By now, I’m sure, you all know what Donald Trump makes of climate change. We all know because, thanks to his Twitter, we have access to his thoughts in the form of a drip feed. Trump doesn’t just deny climate change is real, but he is actively, and quite vigorously, pushing against environmental action in the United States.
So far, he has approved and prepared the Dakota Access and Keystone XL pipelines, appointed Rex Tillerson, Exxon Mobil CEO, as secretary of state and Scott Pruitt as EPA Chief, reopened streams to mining waste pollutants, cut the budget to EPA, altered fuel efficiency standards, signed an executive order to dismantle action on the climate, which included the Clean Power Plan, and has called for the US exit of the first-step achievement, the Paris climate deal.
These, and more, have been completed in his first 100 days. To say that Trump is a threat to the climate is a severe understatement.
However, these actions that his administration have taken are all rather predictable if you consider the fact it is being led by a man that deals with facts and evidence as if they were laid on his desk upon a toy Etch A Sketch. We all knew it was going to be a tough administration for the climate; it was going to be ignored and simply put aside for a few years. Progress, at worst, would be halted until the next election.
Unfortunately, Trump is all about action, and what we have seen in his first 100 days goes far beyond what any of us had imagined. Take, for example, the first day of his presidency. As the dawn was breaking on an ever changing planet, actions, albeit small, were being taken to censor the environment as a topic of discussion in the public arena. On the White House website itself, a yellow corden which read “Off limits to the public” was being rolled out around this topic as all references to climate change were removed.
Since then, we have had national park Twitter accounts going rogue so that they can continue to share information about climate change without interference from the Trump administration. And, only recently, the Environmental Protection Agency’s website has been purged in the same manner, where now sections on environmental protection simply boil down to ‘engaging with partners’ and ‘sensible regulations’.
The EPA’s site used to be one of the largest public resources for data, facts and evidence, alongside NASA, with one of its sole purposes to engage the public in discussion on climate change. It has been heavily relied upon for decades, and was left unmarked even after Bush’s administration.
If you’re a member of the public and you want to do some research of your own on the topic of climate change, you will naturally head to EPA’s website for some unbiased and reliable information. However, now, where the climate change page used to be, what you will find is a ‘page being updated’. And, if you go on to the main pages, you will find that all mention of climate change has been removed.

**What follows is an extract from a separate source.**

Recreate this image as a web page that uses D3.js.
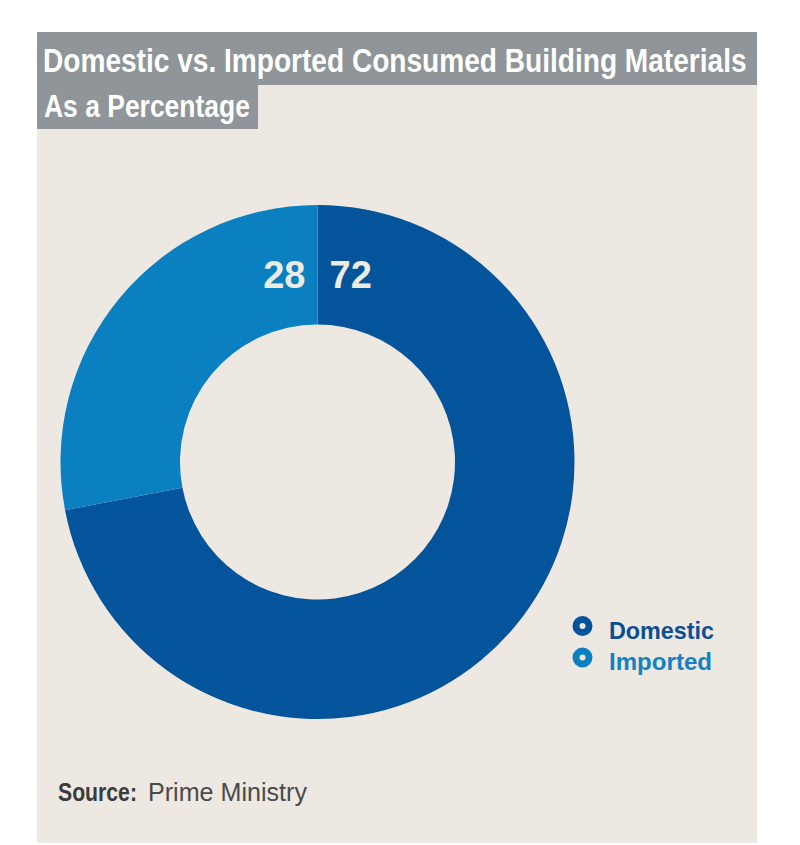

In an attempt to defend itself against the brute force of the Trump train, even some months before the election, we had environmental scientists and academics all across the US talking about data as if it was a refugee. Unlike the rest of us, they predicted the data purge and so set up events to lay the groundwork that would protect, encrypt and archive the swathes of climate science data the US has accumulated over the last few decades. Data, evidence that is required in Government hearings on climate regulation, was being saved from the President.
When factual information and evidence about our world, science and the climate has never been easier to access, we have a President that doesn’t have the courage to even Google “climate change”, click on the first result, which is Nasa’s very own damning climate change report, and read it to see what he is up against. Instead, what we have is a President that not only wants to stick his own head in the warming sand, but is also pretty adamant in forcing our heads into it too.
It is not uncommon for administrations to want to ‘control the message’, so to speak. What’s terrifying about Trump’s approach though is that he also wants to destroy the evidence and remove, where possible, all traces that climate change even existed in the US. On top of that, the current administration, as we have seen, are trying their very best to silence scientists through gagging orders, bureaucracy and limitations to where they can make speeches and cross borders.
The questions is, how far will Trump go?